**Aim of the task**
Output every line of the material exactly, omitting images.
— Start of Raw data —
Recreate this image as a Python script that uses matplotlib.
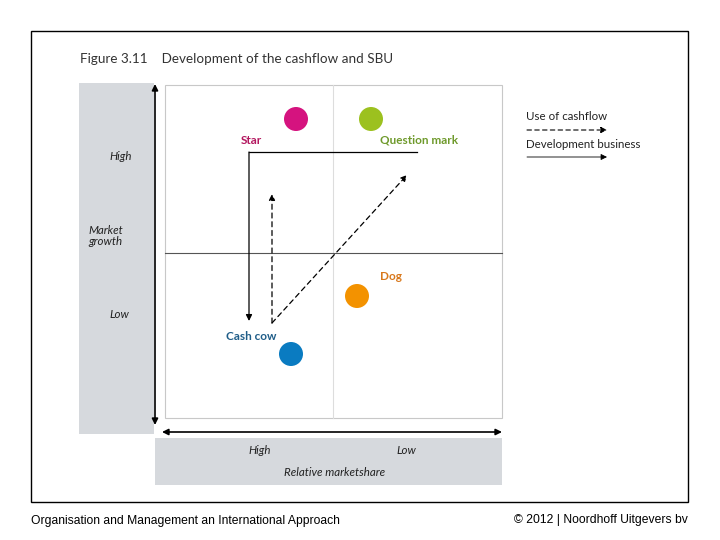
import matplotlib
matplotlib.use("Agg")
import matplotlib.pyplot as plt
from matplotlib.patches import Rectangle, Circle

# --- data ---
units = ["Star", "Question mark", "Dog", "Cash cow"]
unit_x = [296, 371, 357, 291]
unit_y = [119, 119, 296, 354]
unit_colors = ["#d5137f", "#9cc11f", "#f39200", "#0a7bc1"]
label_x = [251, 419, 391, 251]
label_y = [140, 140, 277, 337]
label_colors = ["#b3175f", "#6f9a2c", "#d8781c", "#1f5d88"]
y_ticks = ["High", "Low"]
x_ticks = ["High", "Low"]
legend_items = ["Use of cashflow", "Development business"]

W, H = 720, 540
fig = plt.figure(figsize=(7.2, 5.4), dpi=100)
ax = fig.add_axes([0, 0, 1, 1])
ax.set_xlim(0, W)
ax.set_ylim(H, 0)
ax.axis("off")

font = ["Lato", "DejaVu Sans"]

# outer frame
ax.add_patch(Rectangle((31, 31), 657, 471, fill=False, ec="black", lw=1.0))

# title
ax.text(80, 59, "Figure 3.11    Development of the cashflow and SBU", fontsize=9.7,
        family=font, color="#333333", va="center", ha="left")

# gray panels
ax.add_patch(Rectangle((79, 83), 75, 351, fc="#d6d9dd", ec="none"))
ax.add_patch(Rectangle((155, 438), 347, 47, fc="#d6d9dd", ec="none"))

# matrix box
ax.add_patch(Rectangle((165, 85), 337, 333, fill=False, ec="#c8c8c8", lw=0.8))
ax.plot([333, 333], [85, 418], color="#dddddd", lw=0.8)
ax.plot([165, 502], [253, 253], color="#555555", lw=0.8)

# axis arrows
ax.annotate("", xy=(155, 84), xytext=(155, 425),
            arrowprops=dict(arrowstyle="<|-|>", color="black", lw=1.2,
                            mutation_scale=9, shrinkA=0, shrinkB=0))
ax.annotate("", xy=(162, 432), xytext=(502, 432),
            arrowprops=dict(arrowstyle="<|-|>", color="black", lw=1.2,
                            mutation_scale=9, shrinkA=0, shrinkB=0))

# axis texts
tk = dict(fontsize=8.3, style="italic", family=font, va="center", color="#222222")
ax.text(121, 157, y_ticks[0], ha="center", **tk)
ax.text(119, 315, y_ticks[1], ha="center", **tk)
ax.text(88, 236, "Market\ngrowth", ha="left", linespacing=1.1, **tk)
ax.text(260, 450, x_ticks[0], ha="center", **tk)
ax.text(406, 450, x_ticks[1], ha="center", **tk)
ax.text(335, 472, "Relative marketshare", ha="center", **tk)

# units
for name, x, y, c, lx, ly, lc in zip(units, unit_x, unit_y, unit_colors, label_x, label_y, label_colors):
    ax.add_patch(Circle((x, y), 12, fc=c, ec="none"))
    ax.text(lx, ly, name, fontsize=8.5, fontweight="bold", family=font, color=lc,
            ha="center", va="center")

# development business (solid)
ax.plot([417, 249], [152, 152], color="black", lw=0.9)
ax.annotate("", xy=(249, 321), xytext=(249, 152),
            arrowprops=dict(arrowstyle="-|>", color="black", lw=0.9,
                            mutation_scale=9, shrinkA=0, shrinkB=0))

# use of cashflow (dashed)
ax.annotate("", xy=(272, 194), xytext=(272, 323),
            arrowprops=dict(arrowstyle="-|>", color="black", lw=0.9, linestyle=(0, (4, 3)),
                            mutation_scale=9, shrinkA=0, shrinkB=0))
ax.annotate("", xy=(407, 175), xytext=(272, 323),
            arrowprops=dict(arrowstyle="-|>", color="black", lw=0.9, linestyle=(0, (4, 3)),
                            mutation_scale=9, shrinkA=0, shrinkB=0))

# legend
ax.text(526, 117, legend_items[0], fontsize=8.3, family=font, ha="left", va="center", color="#222222")
ax.annotate("", xy=(607, 130), xytext=(527, 130),
            arrowprops=dict(arrowstyle="-|>", color="black", lw=0.8, linestyle=(0, (4, 3)),
                            mutation_scale=9, shrinkA=0, shrinkB=0))
ax.text(526, 145, legend_items[1], fontsize=8.3, family=font, ha="left", va="center", color="#222222")
ax.annotate("", xy=(607, 157), xytext=(527, 157),
            arrowprops=dict(arrowstyle="-|>", color="black", lw=0.6,
                            mutation_scale=9, shrinkA=0, shrinkB=0))

# footer
ax.text(31, 521, "Organisation and Management an International Approach", fontsize=8.7,
        family=["Liberation Sans", "DejaVu Sans"], ha="left", va="center", color="black")
ax.text(688, 520, "© 2012 | Noordhoff Uitgevers bv", fontsize=8.7,
        family=["Liberation Sans", "DejaVu Sans"], ha="right", va="center", color="black")

fig.savefig("out.png", dpi=100)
— End of Raw data —
**Result for this exercise**
Recreate this image as a Python script that uses matplotlib.
import matplotlib
matplotlib.use("Agg")
import matplotlib.pyplot as plt
from matplotlib.patches import Rectangle, Circle

# --- data ---
units = ["Star", "Question mark", "Dog", "Cash cow"]
unit_x = [296, 371, 357, 291]
unit_y = [119, 119, 296, 354]
unit_colors = ["#d5137f", "#9cc11f", "#f39200", "#0a7bc1"]
label_x = [251, 419, 391, 251]
label_y = [140, 140, 277, 337]
label_colors = ["#b3175f", "#6f9a2c", "#d8781c", "#1f5d88"]
y_ticks = ["High", "Low"]
x_ticks = ["High", "Low"]
legend_items = ["Use of cashflow", "Development business"]

W, H = 720, 540
fig = plt.figure(figsize=(7.2, 5.4), dpi=100)
ax = fig.add_axes([0, 0, 1, 1])
ax.set_xlim(0, W)
ax.set_ylim(H, 0)
ax.axis("off")

font = ["Lato", "DejaVu Sans"]

# outer frame
ax.add_patch(Rectangle((31, 31), 657, 471, fill=False, ec="black", lw=1.0))

# title
ax.text(80, 59, "Figure 3.11    Development of the cashflow and SBU", fontsize=9.7,
        family=font, color="#333333", va="center", ha="left")

# gray panels
ax.add_patch(Rectangle((79, 83), 75, 351, fc="#d6d9dd", ec="none"))
ax.add_patch(Rectangle((155, 438), 347, 47, fc="#d6d9dd", ec="none"))

# matrix box
ax.add_patch(Rectangle((165, 85), 337, 333, fill=False, ec="#c8c8c8", lw=0.8))
ax.plot([333, 333], [85, 418], color="#dddddd", lw=0.8)
ax.plot([165, 502], [253, 253], color="#555555", lw=0.8)

# axis arrows
ax.annotate("", xy=(155, 84), xytext=(155, 425),
            arrowprops=dict(arrowstyle="<|-|>", color="black", lw=1.2,
                            mutation_scale=9, shrinkA=0, shrinkB=0))
ax.annotate("", xy=(162, 432), xytext=(502, 432),
            arrowprops=dict(arrowstyle="<|-|>", color="black", lw=1.2,
                            mutation_scale=9, shrinkA=0, shrinkB=0))

# axis texts
tk = dict(fontsize=8.3, style="italic", family=font, va="center", color="#222222")
ax.text(121, 157, y_ticks[0], ha="center", **tk)
ax.text(119, 315, y_ticks[1], ha="center", **tk)
ax.text(88, 236, "Market\ngrowth", ha="left", linespacing=1.1, **tk)
ax.text(260, 450, x_ticks[0], ha="center", **tk)
ax.text(406, 450, x_ticks[1], ha="center", **tk)
ax.text(335, 472, "Relative marketshare", ha="center", **tk)

# units
for name, x, y, c, lx, ly, lc in zip(units, unit_x, unit_y, unit_colors, label_x, label_y, label_colors):
    ax.add_patch(Circle((x, y), 12, fc=c, ec="none"))
    ax.text(lx, ly, name, fontsize=8.5, fontweight="bold", family=font, color=lc,
            ha="center", va="center")

# development business (solid)
ax.plot([417, 249], [152, 152], color="black", lw=0.9)
ax.annotate("", xy=(249, 321), xytext=(249, 152),
            arrowprops=dict(arrowstyle="-|>", color="black", lw=0.9,
                            mutation_scale=9, shrinkA=0, shrinkB=0))

# use of cashflow (dashed)
ax.annotate("", xy=(272, 194), xytext=(272, 323),
            arrowprops=dict(arrowstyle="-|>", color="black", lw=0.9, linestyle=(0, (4, 3)),
                            mutation_scale=9, shrinkA=0, shrinkB=0))
ax.annotate("", xy=(407, 175), xytext=(272, 323),
            arrowprops=dict(arrowstyle="-|>", color="black", lw=0.9, linestyle=(0, (4, 3)),
                            mutation_scale=9, shrinkA=0, shrinkB=0))

# legend
ax.text(526, 117, legend_items[0], fontsize=8.3, family=font, ha="left", va="center", color="#222222")
ax.annotate("", xy=(607, 130), xytext=(527, 130),
            arrowprops=dict(arrowstyle="-|>", color="black", lw=0.8, linestyle=(0, (4, 3)),
                            mutation_scale=9, shrinkA=0, shrinkB=0))
ax.text(526, 145, legend_items[1], fontsize=8.3, family=font, ha="left", va="center", color="#222222")
ax.annotate("", xy=(607, 157), xytext=(527, 157),
            arrowprops=dict(arrowstyle="-|>", color="black", lw=0.6,
                            mutation_scale=9, shrinkA=0, shrinkB=0))

# footer
ax.text(31, 521, "Organisation and Management an International Approach", fontsize=8.7,
        family=["Liberation Sans", "DejaVu Sans"], ha="left", va="center", color="black")
ax.text(688, 520, "© 2012 | Noordhoff Uitgevers bv", fontsize=8.7,
        family=["Liberation Sans", "DejaVu Sans"], ha="right", va="center", color="black")

fig.savefig("out.png", dpi=100)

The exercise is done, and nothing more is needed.